The Sharing Society's Vibrant Forum for Studying Cooperation
While there are many ways that academics now study commoning, few show the broad-minded enthusiasm, scholarly engagement, and political awareness that I encountered at the Sharing Society’s international conference in Bilbao, Spain.
The May 23-24 event brought together a wide variety of international scholars, practitioners and activists who care about cooperation in its many permutations – commons, open source software, care work, citizen-science, makerspaces, urban collaborations, and many other forms.
There was no privileged discourse or correct point of view at this conference – just a fantastic mix of explorers trying to understand “the characteristics, trajectory and impact of collaborative collective actions.” The focus was on social phenomena in Europe and North America, especially as affected by today’s political economy, but the event ventured into such unexpected zones as refugee resettlement, the circular economy in fashion, and participatory governance in a Cairo neighborhood. Wow!

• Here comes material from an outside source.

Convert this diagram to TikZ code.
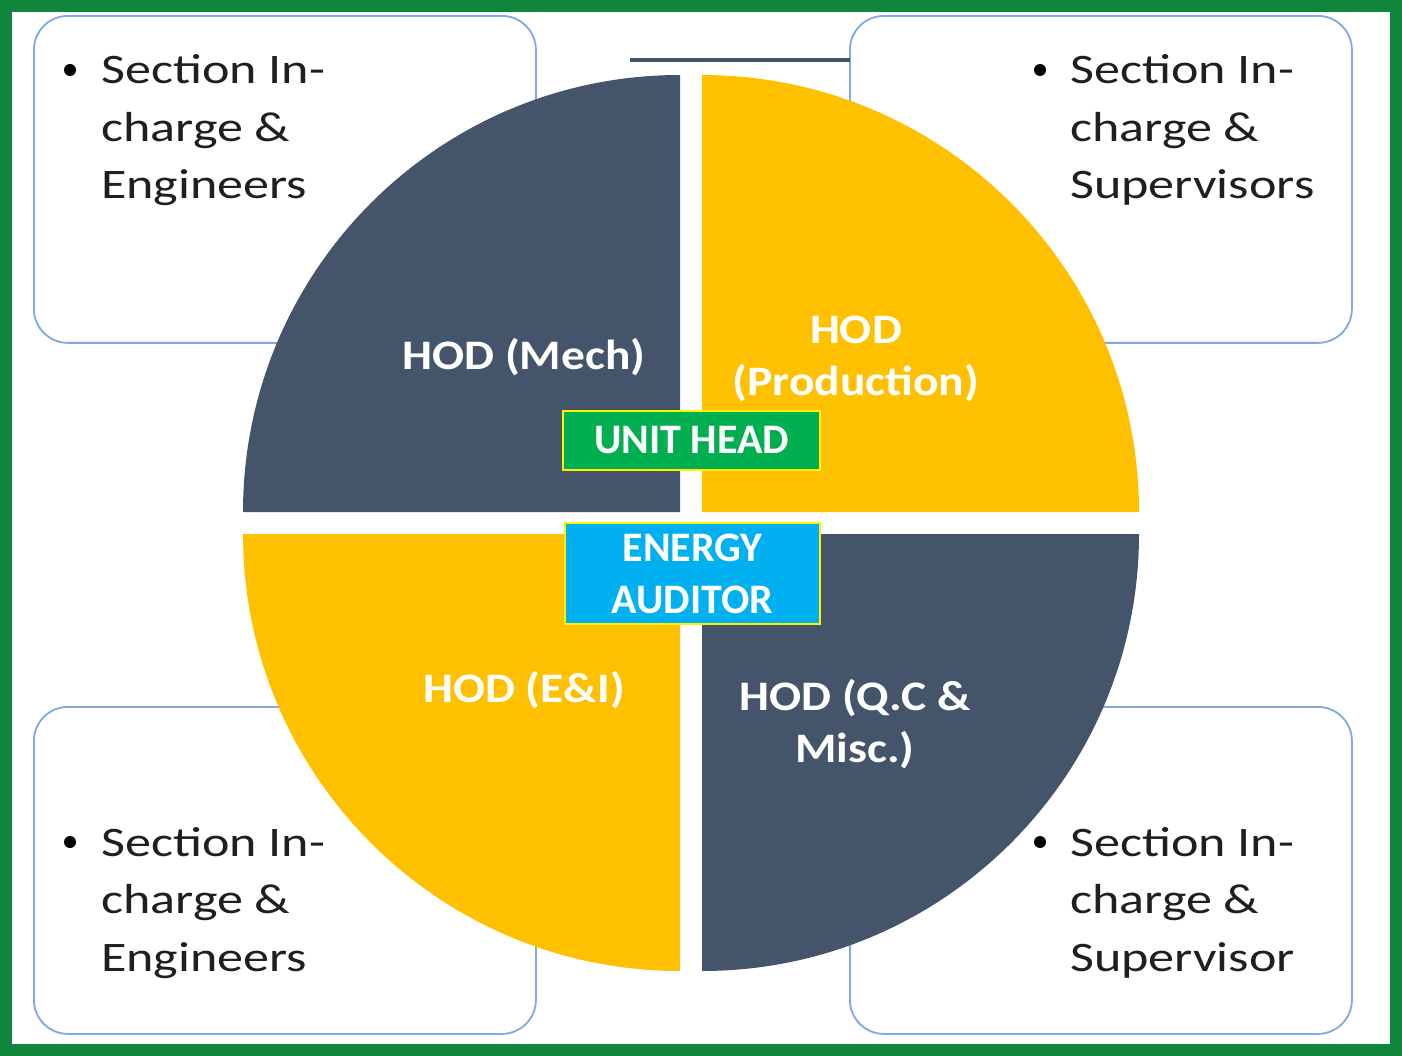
\documentclass[tikz,border=0pt]{standalone}
\usepackage{fontspec}
\setmainfont{Carlito}
\newfontfamily\boxfont[FakeStretch=1.24]{Carlito}
\newfontfamily\hodfont[FakeStretch=1.13]{Carlito}
\definecolor{slate}{HTML}{44546A}
\definecolor{gold}{HTML}{FFC000}
\definecolor{frame}{RGB}{16,134,58}
\definecolor{unitgreen}{HTML}{00B050}
\definecolor{auditblue}{HTML}{00B0F0}
\definecolor{boxline}{RGB}{125,170,225}
\begin{document}
\begin{tikzpicture}[x=1pt,y=1pt,
  corner/.style={draw=boxline,line width=1.8pt,rounded corners=34pt,fill=white,minimum width=502pt,minimum height=327pt,inner sep=0pt,anchor=north west},
  bul/.style={circle,fill=black,minimum size=12pt,inner sep=0pt},
  btext/.style={anchor=base west,align=left,inner sep=0pt,font=\boxfont\fontsize{42}{57.5}\selectfont,text=black!88},
  hod/.style={align=center,inner sep=0pt,text=white,font=\hodfont\bfseries\fontsize{42}{52}\selectfont},
  tag/.style={draw=yellow,line width=1.5pt,inner sep=0pt,text=white,align=center,font=\bfseries\fontsize{42}{52}\selectfont}]
\useasboundingbox (0,0) rectangle (1402,-1056);
\fill[white] (0,0) rectangle (1402,-1056);
% corner boxes
\node[corner] (tl) at (33,-15) {};
\node[corner] (tr) at (849,-15) {};
\node[corner] (bl) at (33,-706) {};
\node[corner] (br) at (849,-706) {};
% top line
\coordinate (la) at (630,-60);
\coordinate (lb) at (850,-60);
\draw[slate,line width=4pt] (la) -- (lb);
% quadrants
\fill[slate] (680,-512) -- (243,-512) arc[start angle=180,end angle=90,radius=437] -- cycle;
\fill[gold] (702,-512) -- (702,-75) arc[start angle=90,end angle=0,radius=437] -- cycle;
\fill[gold] (680,-534) -- (680,-971) arc[start angle=270,end angle=180,radius=437] -- cycle;
\fill[slate] (702,-534) -- (1139,-534) arc[start angle=0,end angle=-90,radius=437] -- cycle;
% corner texts
\node[bul] (b1) at (70,-70) {};
\node[btext] (t1) at (101,-199) {Section In-\\charge \&\\Engineers};
\node[bul] (b2) at (1040,-70) {};
\node[btext] (t2) at (1070,-199) {Section In-\\charge \&\\Supervisors};
\node[bul] (b3) at (70,-842) {};
\node[btext] (t3) at (101,-971) {Section In-\\charge \&\\Engineers};
\node[bul] (b4) at (1040,-842) {};
\node[btext] (t4) at (1070,-971) {Section In-\\charge \&\\Supervisor};
% HOD labels
\node[hod] (mech) at (524,-357) {HOD (Mech)};
\node[hod] (prod) at (856,-359) {HOD\\(Production)};
\node[hod] (ei) at (524,-690) {HOD (E\&I)};
\node[hod] (qc) at (855,-724) {HOD (Q.C \&\\Misc.)};
% center tags
\node[tag,fill=unitgreen,minimum width=257pt,minimum height=59pt] (unit) at (691.5,-440.5) {UNIT HEAD};
\node[tag,fill=auditblue,minimum width=255pt,minimum height=101pt] (audit) at (692.5,-573.5) {ENERGY\\AUDITOR};
% frame
\draw[frame,line width=12pt] (6,-6) rectangle (1396,-1050);
\end{tikzpicture}
\end{document}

The Sharing Society project has an impressive research team drawing from six Spanish universities and eight foreign academics institutions (Argentina, Canada, Chile, Italy, Mexico, Portugal, Turkey, and the UK). Directed by sociology professor Benjamín Tejerina, a scholar of collective identity, the project is based at the University of the Basque Country and funded by the Spanish Ministry of Economy and Competitiveness (!).